__GIVEN RECORDS__.

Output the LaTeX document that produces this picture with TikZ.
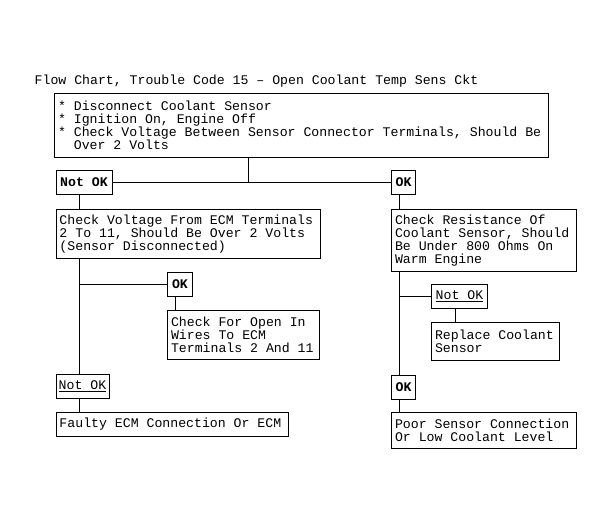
\documentclass[tikz,border=0pt]{standalone}
\usepackage{fontspec}
\setmainfont{Liberation Mono}
\usetikzlibrary{positioning}
\begin{document}
\begin{tikzpicture}[x=1pt, y=-1pt,
	font=\fontsize{13.2}{13}\selectfont,
	% Style for the instruction boxes
	stepbox/.style={draw, line width=1pt, anchor=north west, align=left,
		inner xsep=3.5pt, inner ysep=0pt,
		execute at begin node={\spaceskip=0.6em\relax}},
	% Style for the small result tags
	tag/.style={draw, line width=1pt, anchor=north west,
		minimum height=24pt, inner sep=0pt},
	tagbold/.style={tag, font=\fontsize{13.2}{13}\selectfont\bfseries},
	% Style for the connecting lines
	link/.style={line width=1pt}
	]
	\useasboundingbox (0,0) rectangle (614,525);
	
	% ================= Title =================
	\node[anchor=base west, inner sep=0pt] (title) at (34.5,84) {Flow Chart, Trouble Code 15 – Open Coolant Temp Sens Ckt};
	
	% ================= First check =================
	\node[stepbox, text width=487pt, minimum height=64pt] (check) at (54,93)
		{* Disconnect Coolant Sensor\\{}* Ignition On, Engine Off\\{}* Check Voltage Between Sensor Connector Terminals, Should Be\\\phantom{* }Over 2 Volts};
	
	\node[tagbold, minimum width=56pt] (notokA) at (55.5,170) {Not OK};
	\node[tagbold, minimum width=24pt] (okA) at (391,170) {OK};
	
	% Column positions of the vertical lines
	\coordinate (split) at (248,182);
	\coordinate (cL) at (79.5,0);
	\coordinate (cM) at (175.5,0);
	\coordinate (cR) at (399,0);
	\coordinate (cN) at (455.5,0);
	
	\draw[link] (check.south -| split) -- (split);
	\draw[link] (notokA.east) -- (okA.west);
	
	% ================= Left branch (Not OK) =================
	\node[stepbox, text width=257pt, minimum height=49pt] (voltECM) at (55.5,209)
		{Check Voltage From ECM Terminals\\2 To 11, Should Be Over 2 Volts\\(Sensor Disconnected)};
	
	\node[tagbold, minimum width=25pt] (okM) at (167,272) {OK};
	\node[stepbox, text width=145pt, minimum height=49pt] (openWires) at (167,310)
		{Check For Open In\\Wires To ECM\\Terminals 2 And 11};
	
	\node[tag, minimum width=53pt] (notokB) at (55.5,374) {\underline{Not OK}};
	\node[stepbox, text width=225pt, minimum height=24pt] (faulty) at (55.5,412)
		{Faulty ECM Connection Or ECM};
	
	\draw[link] (notokA.south -| cL) -- (voltECM.north -| cL);
	\draw[link] (voltECM.south -| cL) -- (notokB.north -| cL);
	\draw[link] (cL |- okM.west) -- (okM.west);
	\draw[link] (okM.south -| cM) -- (openWires.north -| cM);
	\draw[link] (notokB.south -| cL) -- (faulty.north -| cL);
	
	% ================= Right branch (OK) =================
	\node[stepbox, text width=178pt, minimum height=62pt] (resist) at (391,209)
		{Check Resistance Of\\Coolant Sensor, Should\\Be Under 800 Ohms On\\Warm Engine};
	
	\node[tag, minimum width=56pt] (notokC) at (431,284) {\underline{Not OK}};
	\node[stepbox, text width=121pt, minimum height=38pt] (replace) at (431,322)
		{Replace Coolant\\Sensor};
	
	\node[tagbold, minimum width=24pt] (okB) at (391,375) {OK};
	\node[stepbox, text width=178pt, minimum height=36pt] (poor) at (391,412)
		{Poor Sensor Connection\\Or Low Coolant Level};
	
	\draw[link] (okA.south -| cR) -- (resist.north -| cR);
	\draw[link] (resist.south -| cR) -- (okB.north -| cR);
	\draw[link] (cR |- notokC.west) -- (notokC.west);
	\draw[link] (notokC.south -| cN) -- (replace.north -| cN);
	\draw[link] (okB.south -| cR) -- (poor.north -| cR);
	
\end{tikzpicture}
\end{document}
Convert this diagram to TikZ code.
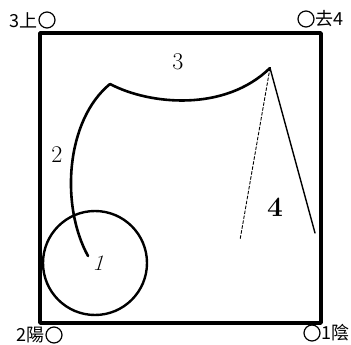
\documentclass[tikz,border=0pt]{standalone}
\usepackage{fontspec}
\newfontfamily\cjk{Noto Sans CJK TC}
\usetikzlibrary{positioning}

\begin{document}
\begin{tikzpicture}[x=1pt, y=-1pt,
        frame/.style={line width=3.5pt, line cap=round, line join=round},
        corner/.style={circle, draw, line width=1.2pt, minimum size=16pt, inner sep=0pt},
        tag/.style={font=\cjk\fontsize{18}{18}\selectfont, inner sep=0pt},
        hand/.style={font=\fontsize{24}{24}\selectfont, inner sep=0pt},
        stroke/.style={line width=2.6pt, line cap=round},
        leg/.style={line width=1.4pt, line cap=round}
    ]
    \useasboundingbox (0,0) rectangle (351,345);

    \coordinate (nw) at (40,33);
    \coordinate (ne) at (321,33);
    \coordinate (se) at (321,323);
    \coordinate (sw) at (40,323);
    \draw[frame] (nw) -- (ne) -- (se) -- (sw) -- cycle;

    \node[corner] (up) at (47,20) {};
    \node[tag, left=1pt of up] (upt) {3上};
    \node[corner] (go) at (306,19) {};
    \node[tag, right=1pt of go] (got) {去4};
    \node[corner] (yang) at (54,335) {};
    \node[tag, left=1pt of yang] (yangt) {2陽};
    \node[corner] (yin) at (312,333) {};
    \node[tag, right=1pt of yin] (yint) {1陰};

    \node[circle, draw, line width=2.4pt, minimum size=104pt, inner sep=0pt] (ball) at (95,263) {};

    \coordinate (top) at (110,84);
    \coordinate (peak) at (270,68);
    \coordinate (tail) at (88,256);
    \coordinate (foota) at (240,240);
    \coordinate (footb) at (315,233);

    \draw[stroke] (tail) .. controls (60,205) and (66,120) .. (top);
    \draw[stroke] (top) .. controls (150,105) and (225,112) .. (peak);
    \draw[leg] (peak) -- (footb);
    \draw[leg, line width=0.9pt, densely dashed] (peak) -- (foota);

    \node[hand] (three) at (178,62) {3};
    \node[hand] (two) at (57,155) {2};
    \node[hand, font=\bfseries\fontsize{28}{28}\selectfont] (four) at (275,207) {4};
    \node[hand, font=\fontsize{22}{22}\selectfont, xslant=0.3] (one) at (100,263) {1};
\end{tikzpicture}
\end{document}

__WHAT YOU HAVE TO DO__. Every line of the data should be copied as it stands, without the images.

__FULL OUTPUT__.
Output the LaTeX document that produces this picture with TikZ.
\documentclass[tikz,border=0pt]{standalone}
\usepackage{fontspec}
\setmainfont{Liberation Mono}
\usetikzlibrary{positioning}
\begin{document}
\begin{tikzpicture}[x=1pt, y=-1pt,
	font=\fontsize{13.2}{13}\selectfont,
	% Style for the instruction boxes
	stepbox/.style={draw, line width=1pt, anchor=north west, align=left,
		inner xsep=3.5pt, inner ysep=0pt,
		execute at begin node={\spaceskip=0.6em\relax}},
	% Style for the small result tags
	tag/.style={draw, line width=1pt, anchor=north west,
		minimum height=24pt, inner sep=0pt},
	tagbold/.style={tag, font=\fontsize{13.2}{13}\selectfont\bfseries},
	% Style for the connecting lines
	link/.style={line width=1pt}
	]
	\useasboundingbox (0,0) rectangle (614,525);
	
	% ================= Title =================
	\node[anchor=base west, inner sep=0pt] (title) at (34.5,84) {Flow Chart, Trouble Code 15 – Open Coolant Temp Sens Ckt};
	
	% ================= First check =================
	\node[stepbox, text width=487pt, minimum height=64pt] (check) at (54,93)
		{* Disconnect Coolant Sensor\\{}* Ignition On, Engine Off\\{}* Check Voltage Between Sensor Connector Terminals, Should Be\\\phantom{* }Over 2 Volts};
	
	\node[tagbold, minimum width=56pt] (notokA) at (55.5,170) {Not OK};
	\node[tagbold, minimum width=24pt] (okA) at (391,170) {OK};
	
	% Column positions of the vertical lines
	\coordinate (split) at (248,182);
	\coordinate (cL) at (79.5,0);
	\coordinate (cM) at (175.5,0);
	\coordinate (cR) at (399,0);
	\coordinate (cN) at (455.5,0);
	
	\draw[link] (check.south -| split) -- (split);
	\draw[link] (notokA.east) -- (okA.west);
	
	% ================= Left branch (Not OK) =================
	\node[stepbox, text width=257pt, minimum height=49pt] (voltECM) at (55.5,209)
		{Check Voltage From ECM Terminals\\2 To 11, Should Be Over 2 Volts\\(Sensor Disconnected)};
	
	\node[tagbold, minimum width=25pt] (okM) at (167,272) {OK};
	\node[stepbox, text width=145pt, minimum height=49pt] (openWires) at (167,310)
		{Check For Open In\\Wires To ECM\\Terminals 2 And 11};
	
	\node[tag, minimum width=53pt] (notokB) at (55.5,374) {\underline{Not OK}};
	\node[stepbox, text width=225pt, minimum height=24pt] (faulty) at (55.5,412)
		{Faulty ECM Connection Or ECM};
	
	\draw[link] (notokA.south -| cL) -- (voltECM.north -| cL);
	\draw[link] (voltECM.south -| cL) -- (notokB.north -| cL);
	\draw[link] (cL |- okM.west) -- (okM.west);
	\draw[link] (okM.south -| cM) -- (openWires.north -| cM);
	\draw[link] (notokB.south -| cL) -- (faulty.north -| cL);
	
	% ================= Right branch (OK) =================
	\node[stepbox, text width=178pt, minimum height=62pt] (resist) at (391,209)
		{Check Resistance Of\\Coolant Sensor, Should\\Be Under 800 Ohms On\\Warm Engine};
	
	\node[tag, minimum width=56pt] (notokC) at (431,284) {\underline{Not OK}};
	\node[stepbox, text width=121pt, minimum height=38pt] (replace) at (431,322)
		{Replace Coolant\\Sensor};
	
	\node[tagbold, minimum width=24pt] (okB) at (391,375) {OK};
	\node[stepbox, text width=178pt, minimum height=36pt] (poor) at (391,412)
		{Poor Sensor Connection\\Or Low Coolant Level};
	
	\draw[link] (okA.south -| cR) -- (resist.north -| cR);
	\draw[link] (resist.south -| cR) -- (okB.north -| cR);
	\draw[link] (cR |- notokC.west) -- (notokC.west);
	\draw[link] (notokC.south -| cN) -- (replace.north -| cN);
	\draw[link] (okB.south -| cR) -- (poor.north -| cR);
	
\end{tikzpicture}
\end{document}
Convert this diagram to TikZ code.
\documentclass[tikz,border=0pt]{standalone}
\usepackage{fontspec}
\newfontfamily\cjk{Noto Sans CJK TC}
\usetikzlibrary{positioning}

\begin{document}
\begin{tikzpicture}[x=1pt, y=-1pt,
        frame/.style={line width=3.5pt, line cap=round, line join=round},
        corner/.style={circle, draw, line width=1.2pt, minimum size=16pt, inner sep=0pt},
        tag/.style={font=\cjk\fontsize{18}{18}\selectfont, inner sep=0pt},
        hand/.style={font=\fontsize{24}{24}\selectfont, inner sep=0pt},
        stroke/.style={line width=2.6pt, line cap=round},
        leg/.style={line width=1.4pt, line cap=round}
    ]
    \useasboundingbox (0,0) rectangle (351,345);

    \coordinate (nw) at (40,33);
    \coordinate (ne) at (321,33);
    \coordinate (se) at (321,323);
    \coordinate (sw) at (40,323);
    \draw[frame] (nw) -- (ne) -- (se) -- (sw) -- cycle;

    \node[corner] (up) at (47,20) {};
    \node[tag, left=1pt of up] (upt) {3上};
    \node[corner] (go) at (306,19) {};
    \node[tag, right=1pt of go] (got) {去4};
    \node[corner] (yang) at (54,335) {};
    \node[tag, left=1pt of yang] (yangt) {2陽};
    \node[corner] (yin) at (312,333) {};
    \node[tag, right=1pt of yin] (yint) {1陰};

    \node[circle, draw, line width=2.4pt, minimum size=104pt, inner sep=0pt] (ball) at (95,263) {};

    \coordinate (top) at (110,84);
    \coordinate (peak) at (270,68);
    \coordinate (tail) at (88,256);
    \coordinate (foota) at (240,240);
    \coordinate (footb) at (315,233);

    \draw[stroke] (tail) .. controls (60,205) and (66,120) .. (top);
    \draw[stroke] (top) .. controls (150,105) and (225,112) .. (peak);
    \draw[leg] (peak) -- (footb);
    \draw[leg, line width=0.9pt, densely dashed] (peak) -- (foota);

    \node[hand] (three) at (178,62) {3};
    \node[hand] (two) at (57,155) {2};
    \node[hand, font=\bfseries\fontsize{28}{28}\selectfont] (four) at (275,207) {4};
    \node[hand, font=\fontsize{22}{22}\selectfont, xslant=0.3] (one) at (100,263) {1};
\end{tikzpicture}
\end{document}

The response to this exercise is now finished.